Image: Kalpana Sunder

Mughlai food, from which the kaathi roll originates, was introduced in Bengal under Mughal emperor Shah Jehan in the 17th century, when Burdwan became a revenue collection centre for Bengal. Mughlai parathas stuffed with kheema, and biryani were some of the most popular dishes at that time, and continue to remain so. Mughlai cuisine was also brought in from Awadh by its 10th and last nawab, Wajid Ali Shah in the 19th century. Many of these dishes also had Turkish and Afghan influences, from the spices to cooking methods.

Our last stop is Flury’s, a stylish tea room
and confectionary shop that is a Kolkata icon from 1927, started by Swiss couple Joseph and Frieda Flury, and now owned by the Apeejay Surendra Group, who also own the Park Hotels. Located on Park Street, Flury’s was just a tea room to begin with and has since morphed into a large confectionary and restaurant famous for its breakfasts of Eggs Benedict and beans on toast. On offer are pineapple and chocolate pastries and cakes, rum balls, and a variety of confection. Like Nahoum’s, Flury’s is an integral part of Kolkata’s foodscape, thronged by college students and families for decades.
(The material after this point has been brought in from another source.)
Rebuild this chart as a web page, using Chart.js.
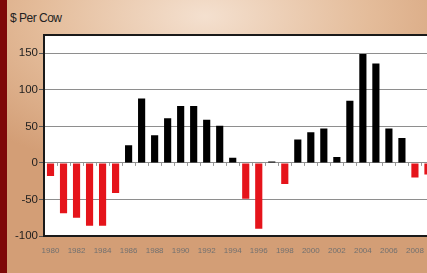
<!DOCTYPE html>
<html>
<head>
<meta charset="utf-8">
<script src="https://cdn.jsdelivr.net/npm/chart.js@4"></script>
<style>
html,body{margin:0;padding:0;width:427px;height:273px;overflow:hidden;}
body{position:relative;background:radial-gradient(ellipse 70% 60% at 48% 6%, #f4e0cf 0%, #e4bc9a 55%, #d39e76 100%);font-family:"Liberation Sans",Arial,sans-serif;}
#strip{position:absolute;left:0;top:0;width:7px;height:273px;background:#7e0808;}
#ylab{position:absolute;left:10px;top:11px;font-size:12px;color:#222;letter-spacing:-0.5px;}
#wrap{position:absolute;left:0;top:0;width:438px;height:273px;}
</style>
</head>
<body>
<div id="strip"></div>
<div id="ylab">$ Per Cow</div>
<div id="wrap"><canvas id="c" width="438" height="273"></canvas></div>
<script>
const years = ["1980","1981","1982","1983","1984","1985","1986","1987","1988","1989","1990","1991","1992","1993","1994","1995","1996","1997","1998","1999","2000","2001","2002","2003","2004","2005","2006","2007","2008","2009"];
const returnsPerCow = [-18,-69,-75,-86,-86,-41,24,88,38,61,78,78,59,51,7,-49,-90,2,-29,32,42,47,8,85,149,136,47,34,-20,-16];
const yTicks = [-100,-50,0,50,100,150];

const frame = {
  id:'frame',
  beforeDraw(chart){
    const {ctx, chartArea:a} = chart;
    ctx.save(); ctx.fillStyle='#ffffff';
    ctx.fillRect(a.left,a.top,a.right-a.left,a.bottom-a.top); ctx.restore();
  },
  afterDatasetsDraw(chart){
    const {ctx, chartArea:a, scales} = chart;
    const x = scales.x, y = scales.y;
    const y0 = y.getPixelForValue(0);
    ctx.save();
    ctx.strokeStyle='#9a9a9a'; ctx.lineWidth=1;
    for(let i=0;i<=years.length;i++){
      const px = Math.round(x.getPixelForValue(i) - (x.getPixelForValue(1)-x.getPixelForValue(0))/2)+0.5;
      ctx.beginPath(); ctx.moveTo(px,y0); ctx.lineTo(px,y0+3); ctx.stroke();
    }
    ctx.strokeStyle='#1a1a1a'; ctx.lineWidth=2;
    ctx.beginPath();
    ctx.moveTo(a.right,a.top); ctx.lineTo(a.left,a.top); ctx.lineTo(a.left,a.bottom); ctx.lineTo(a.right,a.bottom);
    ctx.stroke();
    ctx.restore();
  }
};

new Chart(document.getElementById('c'), {
  type:'bar',
  data:{
    labels:years,
    datasets:[{
      data:returnsPerCow,
      backgroundColor:returnsPerCow.map(v=>v<0?'#e5141b':'#000000'),
      barPercentage:0.55,
      categoryPercentage:1.0
    }]
  },
  options:{
    responsive:false,
    animation:false,
    layout:{padding:{top:35,right:3,bottom:0,left:0}},
    plugins:{legend:{display:false},tooltip:{enabled:false}},
    scales:{
      x:{
        grid:{display:false,drawTicks:false},
        border:{display:false},
        afterFit(s){s.height=37;},
        ticks:{
          autoSkip:false,maxRotation:0,padding:10,
          color:'#707070',
          font:{family:'"Liberation Sans", Arial, sans-serif',size:8},
          callback(v,i){return i%2===0?years[i]:'';}
        }
      },
      y:{
        min:-100,max:175,
        afterFit(s){s.width=44;},
        afterBuildTicks(s){s.ticks=yTicks.map(v=>({value:v}));},
        grid:{color:'#8e8e8e',lineWidth:1,tickLength:5,tickColor:'#555'},
        border:{display:false},
        ticks:{
          padding:1,color:'#1e1e1e',
          font:{family:'"Liberation Sans", Arial, sans-serif',size:11.5}
        }
      }
    }
  },
  plugins:[frame]
});
</script>
</body>
</html>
Flury’s, a stylish tea room started in 1927 by a Swiss couple

Image: Kalpana Sunder

In the past couple of decades, Kolkata has adopted to new and contemporary trends in food and restaurants, with sweetmeat shops and fine dining restaurants both catering to increasing demand. Molecular gastronomy and fusion fare are also popular trends. At the same time, the Hakka Chinese restaurants of Tangra and Tiretti Bazar, as well as the traditional bakeries and kaathi roll joints, continue to have their loyal patrons for whom food is still cloaked in nostalgia. In Kolkata, the old and the new exist in harmony.